A Associação Travessias Culturais é um organismo por excelência vocacionado para a produção, gestão e divulgação de eventos e projetos socioculturais. Como tal, necessita imperiosamente de reunir todas as condições necessárias para que a realização dos seus propósitos. E um deles é uma nova edição anual do Festival Mini Travessuras. Este certame tem como objetivo primordial, ou se quisermos, a “missão” de “levar o mundo à ilha e a ilha ao mundo”. Como evento ultraperiférico que é, o Festival Mini Travessuras, foi concebido como um veículo capaz de desenvolver e expandir a diversidade.  Apresenta assim, variadas áreas ou naturezas do conhecimento, arte, ciência, cultura e ética. Claro que sempre dentro de uma lógia pluridisciplinar, tendo sempre em vista a valorização e a educação para a chamada cidadania reflexiva.

Neste sentido, foi pensado como um festival abrangente e diverso, devidamente estruturado de forma a permitir a colaboração entre agentes culturais locais, nacionais e estrangeiros, fomentando uma troca de experiências, conhecimentos técnicos e ideias que visam expandir horizontes pessoais, culturais, locais e regionais.

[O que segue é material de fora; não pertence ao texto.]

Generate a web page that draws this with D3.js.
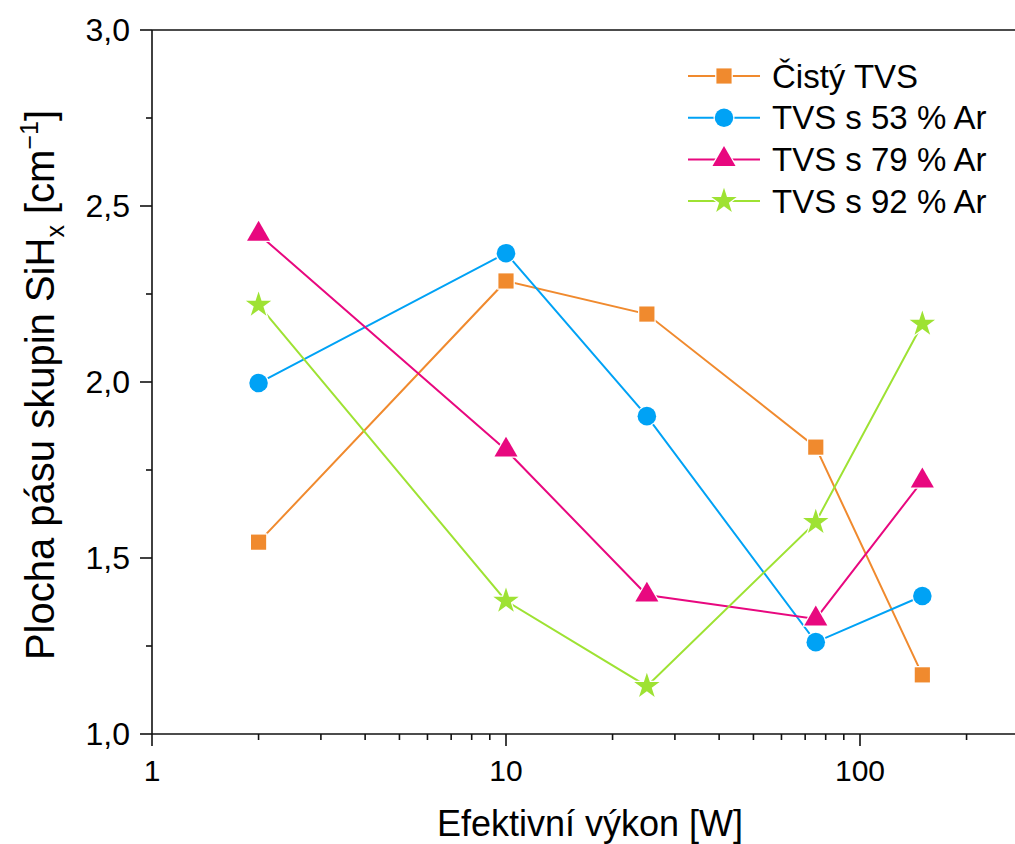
<!DOCTYPE html>
<html>
<head>
<meta charset="utf-8">
<script src="https://cdn.jsdelivr.net/npm/d3@7"></script>
<style>
	body { margin: 0; background: #fff; }
	svg { display: block; font-family: 'Liberation Sans', Arial, sans-serif; }
</style>
</head>
<body>
<div id="chart"></div>
<script>
const power = [2, 10, 25, 75, 150];
const seriesNames = ['Čistý TVS', 'TVS s 53 % Ar', 'TVS s 79 % Ar', 'TVS s 92 % Ar'];
const pureTVS = [1.545, 2.287, 2.193, 1.815, 1.168];
const ar53 = [1.997, 2.366, 1.903, 1.261, 1.392];
const ar79 = [2.42, 1.807, 1.395, 1.327, 1.719];
const ar92 = [2.219, 1.378, 1.136, 1.602, 2.165];
const yTicks = [1.0, 1.5, 2.0, 2.5, 3.0];
const xTicks = [1, 10, 100];

const colors = ['#f08a2e', '#00a2f5', '#e8087f', '#9ee233'];
const symbols = [d3.symbolSquare, d3.symbolCircle, d3.symbolTriangle, d3.symbolStar];
const symbolSizes = [230, 270, 230, 200];

const series = [pureTVS, ar53, ar79, ar92].map((vals, i) => ({
	name: seriesNames[i],
	color: colors[i],
	symbol: symbols[i],
	size: symbolSizes[i],
	points: vals.map((v, j) => ({ x: power[j], y: v }))
}));

const W = 1015;
const H = 844;
const margin = { top: 30, left: 152, bottom: 110 };

const svg = d3.select('#chart').append('svg').attr('width', W).attr('height', H);

// x axis runs past the right edge of the picture
const xScale = d3.scaleLog().domain([1, 300]).range([margin.left, margin.left + 354 * Math.log10(300)]);
const yScale = d3.scaleLinear().domain([1, 3]).range([H - margin.bottom, margin.top]);

const yBottom = yScale(1);
const yTop = yScale(3);

// minor ticks
const xMinor = [];
for (let d = 1; d <= 100; d *= 10) {
	for (let k = 2; k <= 9; k++) {
		if (d * k <= 300) xMinor.push(d * k);
	}
}
const yMinor = d3.range(1.25, 3, 0.5);

const axisG = svg.append('g').attr('stroke', '#111').attr('stroke-width', 1.6);

axisG.append('line').attr('x1', margin.left).attr('x2', W).attr('y1', yBottom).attr('y2', yBottom);
axisG.append('line').attr('x1', margin.left).attr('x2', W).attr('y1', yTop).attr('y2', yTop);
axisG.append('line').attr('x1', margin.left).attr('x2', margin.left).attr('y1', yTop).attr('y2', yBottom);

axisG.selectAll('.ymaj').data(yTicks).join('line')
	.attr('x1', margin.left - 12).attr('x2', margin.left)
	.attr('y1', (d) => yScale(d)).attr('y2', (d) => yScale(d));
axisG.selectAll('.ymin').data(yMinor).join('line')
	.attr('x1', margin.left - 6).attr('x2', margin.left)
	.attr('y1', (d) => yScale(d)).attr('y2', (d) => yScale(d));
axisG.selectAll('.xmaj').data(xTicks).join('line')
	.attr('x1', (d) => xScale(d)).attr('x2', (d) => xScale(d))
	.attr('y1', yBottom).attr('y2', yBottom + 12);
axisG.selectAll('.xmin').data(xMinor).join('line')
	.attr('x1', (d) => xScale(d)).attr('x2', (d) => xScale(d))
	.attr('y1', yBottom).attr('y2', yBottom + 6);

svg.selectAll('.ylab').data(yTicks).join('text')
	.attr('x', margin.left - 22)
	.attr('y', (d) => yScale(d))
	.attr('dy', '0.35em')
	.attr('text-anchor', 'end')
	.style('font-size', '32px')
	.text((d) => d.toFixed(1).replace('.', ','));

svg.selectAll('.xlab').data(xTicks).join('text')
	.attr('x', (d) => xScale(d))
	.attr('y', yBottom + 47)
	.attr('text-anchor', 'middle')
	.style('font-size', '30px')
	.text((d) => d);

// axis titles
svg.append('text')
	.attr('x', 590).attr('y', 836)
	.attr('text-anchor', 'middle')
	.style('font-size', '36px')
	.text('Efektivní výkon [W]');

const yTitle = svg.append('text')
	.attr('transform', 'translate(54, 385) rotate(-90)')
	.attr('text-anchor', 'middle')
	.style('font-size', '40px');
yTitle.append('tspan').text('Plocha pásu skupin SiH');
yTitle.append('tspan').attr('dy', 10).style('font-size', '25px').text('x');
yTitle.append('tspan').attr('dy', -10).text(' [cm');
yTitle.append('tspan').attr('dy', -16).style('font-size', '25px').text('−1');
yTitle.append('tspan').attr('dy', 16).text(']');

// series
const line = d3.line().x((d) => xScale(d.x)).y((d) => yScale(d.y));

series.forEach((s) => {
	svg.append('path')
		.datum(s.points)
		.attr('fill', 'none')
		.attr('stroke', s.color)
		.attr('stroke-width', 2)
		.attr('d', line);
});

series.forEach((s) => {
	svg.selectAll(null).data(s.points).join('path')
		.attr('transform', (d) => `translate(${xScale(d.x)}, ${yScale(d.y)})`)
		.attr('d', d3.symbol().type(s.symbol).size(s.size))
		.attr('fill', s.color)
		.attr('stroke', '#fff')
		.attr('stroke-width', 2.5)
		.attr('paint-order', 'stroke');
});

// legend
const legend = svg.append('g').attr('transform', 'translate(688, 76)');
series.forEach((s, i) => {
	const g = legend.append('g').attr('transform', `translate(0, ${i * 41.7})`);
	g.append('line').attr('x1', 0).attr('x2', 72).attr('stroke', s.color).attr('stroke-width', 2);
	g.append('path')
		.attr('transform', 'translate(36, 0)')
		.attr('d', d3.symbol().type(s.symbol).size(s.size))
		.attr('fill', s.color)
		.attr('stroke', '#fff')
		.attr('stroke-width', 2.5)
		.attr('paint-order', 'stroke');
	g.append('text')
		.attr('x', 84)
		.attr('dy', '0.35em')
		.style('font-size', '33px')
		.text(s.name);
});
</script>
</body>
</html>
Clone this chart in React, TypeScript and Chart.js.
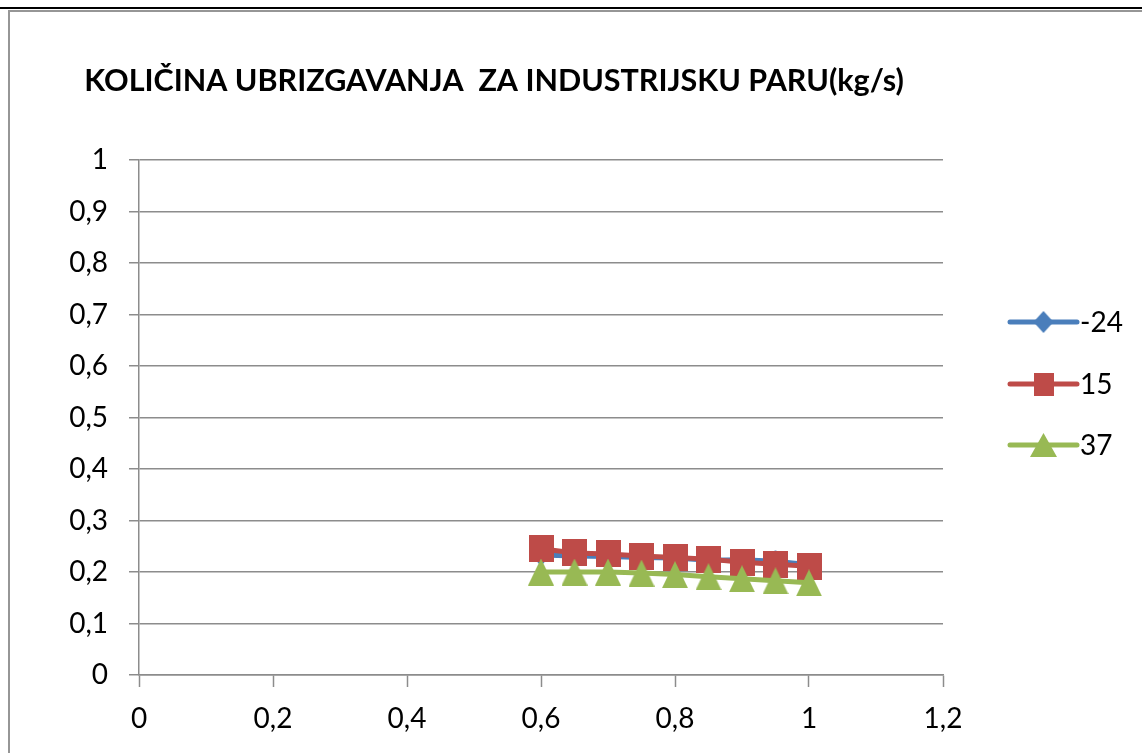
import { useEffect, useRef } from 'react';
import { Chart, registerables } from 'chart.js';

Chart.register(...registerables);

// Injection-rate series for industrial steam, one per ambient temperature
const TITLE = 'KOLIČINA UBRIZGAVANJA  ZA INDUSTRIJSKU PARU(kg/s)';
const xValues = [0.6, 0.65, 0.7, 0.75, 0.8, 0.85, 0.9, 0.95, 1.0];
const seriesNames = ['-24', '15', '37'];
const seriesMinus24 = [0.233, 0.231, 0.23, 0.228, 0.227, 0.223, 0.224, 0.221, 0.214];
const series15 = [0.245, 0.237, 0.235, 0.231, 0.228, 0.225, 0.219, 0.215, 0.211];
const series37 = [0.2, 0.2, 0.2, 0.198, 0.195, 0.191, 0.187, 0.183, 0.179];
const seriesColors = ['#4A7EBB', '#BE4B48', '#98B954'];
const seriesShapes = ['diamond', 'square', 'triangle'];
const xAxisMin = 0;
const xAxisMax = 1.2;
const xAxisStep = 0.2;
const yAxisMin = 0;
const yAxisMax = 1;
const yAxisStep = 0.1;

const FONT = 'Lato, "Open Sans", sans-serif';
const AXIS_GRAY = '#8c8c8c';

function makeMarker(shape: string, color: string, w: number, h: number): HTMLCanvasElement {
  const c = document.createElement('canvas');
  c.width = w;
  c.height = h;
  const g = c.getContext('2d')!;
  g.fillStyle = color;
  g.beginPath();
  if (shape === 'diamond') {
    g.moveTo(w / 2, 0);
    g.lineTo(w, h / 2);
    g.lineTo(w / 2, h);
    g.lineTo(0, h / 2);
  } else if (shape === 'square') {
    g.rect(0, 0, w, h);
  } else {
    g.moveTo(w / 2, 0);
    g.lineTo(w, h);
    g.lineTo(0, h);
  }
  g.closePath();
  g.fill();
  return c;
}

const plotMarkerSize: Record<string, [number, number]> = {
  diamond: [20, 22],
  square: [25, 27],
  triangle: [26, 27],
};
const legendMarkerSize: Record<string, [number, number]> = {
  diamond: [20, 22],
  square: [20, 23],
  triangle: [27, 24],
};

const formatTick = (v: number | string) =>
  String(Number(Number(v).toFixed(1))).replace('.', ',');

// Legend drawn to the right of the plot: a line with the series marker on it
const sideLegend = {
  id: 'sideLegend',
  afterDraw(chart: Chart) {
    const ctx = chart.ctx;
    const lineX0 = 1010;
    const lineX1 = 1077;
    const rowY = [322, 384, 445];
    ctx.save();
    chart.data.datasets.forEach((ds: any, i: number) => {
      const y = rowY[i];
      ctx.strokeStyle = ds.borderColor;
      ctx.lineWidth = 5;
      ctx.lineCap = 'round';
      ctx.beginPath();
      ctx.moveTo(lineX0, y);
      ctx.lineTo(lineX1, y);
      ctx.stroke();
      const shape = seriesShapes[i];
      const [w, h] = legendMarkerSize[shape];
      const m = makeMarker(shape, ds.borderColor, w, h);
      ctx.drawImage(m, (lineX0 + lineX1) / 2 - w / 2, y - h / 2);
      ctx.fillStyle = '#000';
      ctx.font = `28px ${FONT}`;
      ctx.textAlign = 'left';
      ctx.textBaseline = 'middle';
      ctx.fillText(ds.label, 1080, y + 1);
    });
    ctx.restore();
  },
};

export default function App() {
  const canvasRef = useRef<HTMLCanvasElement | null>(null);

  useEffect(() => {
    const canvas = canvasRef.current;
    if (!canvas) return;
    const seriesValues = [seriesMinus24, series15, series37];
    const datasets = seriesValues.map((vals, i) => {
      const shape = seriesShapes[i];
      const [w, h] = plotMarkerSize[shape];
      return {
        label: seriesNames[i],
        data: xValues.map((x, k) => ({ x, y: vals[k] })),
        borderColor: seriesColors[i],
        backgroundColor: seriesColors[i],
        borderWidth: 5,
        pointStyle: makeMarker(shape, seriesColors[i], w, h),
        pointRadius: 12,
        showLine: true,
        tension: 0,
        order: 3 - i,
      };
    });

    const chart = new Chart(canvas, {
      type: 'scatter',
      data: { datasets },
      plugins: [sideLegend],
      options: {
        animation: false,
        responsive: false,
        devicePixelRatio: 1,
        layout: { padding: { left: 45, right: 199, top: 0, bottom: 0 } },
        plugins: {
          legend: { display: false },
          tooltip: { enabled: false },
          title: {
            display: true,
            text: TITLE,
            align: 'center',
            color: '#000',
            font: { family: FONT, size: 30.5, weight: 'bold', lineHeight: 1.2 },
            padding: { top: 63, bottom: 60.4 },
          },
        },
        scales: {
          x: {
            type: 'linear',
            min: xAxisMin,
            max: xAxisMax,
            afterFit: (s: any) => {
              s.height = 78;
            },
            ticks: {
              stepSize: xAxisStep,
              color: '#000',
              font: { family: FONT, size: 28 },
              padding: 15,
              callback: (v: any) => formatTick(v),
            },
            grid: {
              drawOnChartArea: false,
              tickLength: 12,
              tickColor: AXIS_GRAY,
              tickWidth: 1.5,
            },
            border: { color: AXIS_GRAY, width: 1.5 },
          },
          y: {
            type: 'linear',
            min: yAxisMin,
            max: yAxisMax,
            afterFit: (s: any) => {
              s.width = 94;
            },
            ticks: {
              stepSize: yAxisStep,
              color: '#000',
              font: { family: FONT, size: 28 },
              padding: 21,
              callback: (v: any) => formatTick(v),
            },
            grid: {
              color: AXIS_GRAY,
              lineWidth: 1.5,
              tickLength: 10,
              tickColor: AXIS_GRAY,
            },
            border: { color: AXIS_GRAY, width: 1.5 },
          },
        },
      },
    } as any);

    return () => chart.destroy();
  }, []);

  return (
    <div
      style={{
        position: 'fixed',
        left: 0,
        top: 0,
        width: 1142,
        height: 753,
        background: '#fff',
        overflow: 'hidden',
      }}
    >
      <div style={{ position: 'absolute', left: 0, top: 7, width: 1142, height: 2, background: '#000' }} />
      <div
        style={{
          position: 'absolute',
          left: 8,
          top: 10,
          width: 1200,
          height: 800,
          borderLeft: '2px solid #969696',
          borderTop: '2px solid #969696',
        }}
      />
      <canvas
        ref={canvasRef}
        width={1142}
        height={753}
        style={{ position: 'absolute', left: 0, top: 0, width: 1142, height: 753 }}
      />
    </div>
  );
}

Neste contexto entra naturalmente o cinema no Festival. Pretende-se dar continuidade aos princípios e objetivos da programação nos últimos anos do projeto “Encontro com o Cinema”. Essa iniciativa, cujo objetivo principal é proporcionar à população o acesso a cinematografias paralelas e alternativas aos comuns circuitos comerciais, colabora no festival, selecionando um filme. Tendo como pano de fundo as dinâmicas das influências multiculturais do continente africano na europa, e as suas consequências e repercussões, achámos ser o filme escolhido em causa, coerente e bem integrado nas temáticas dominantes. O público alvo não é restrito. Não é esse o objetivo do festival. Visa chegar às populações, não só a local, como de toda a região, permitindo-lhes a oportunidade de ter acesso ao cinema numa perspetiva cultural, recreativa, social e artística.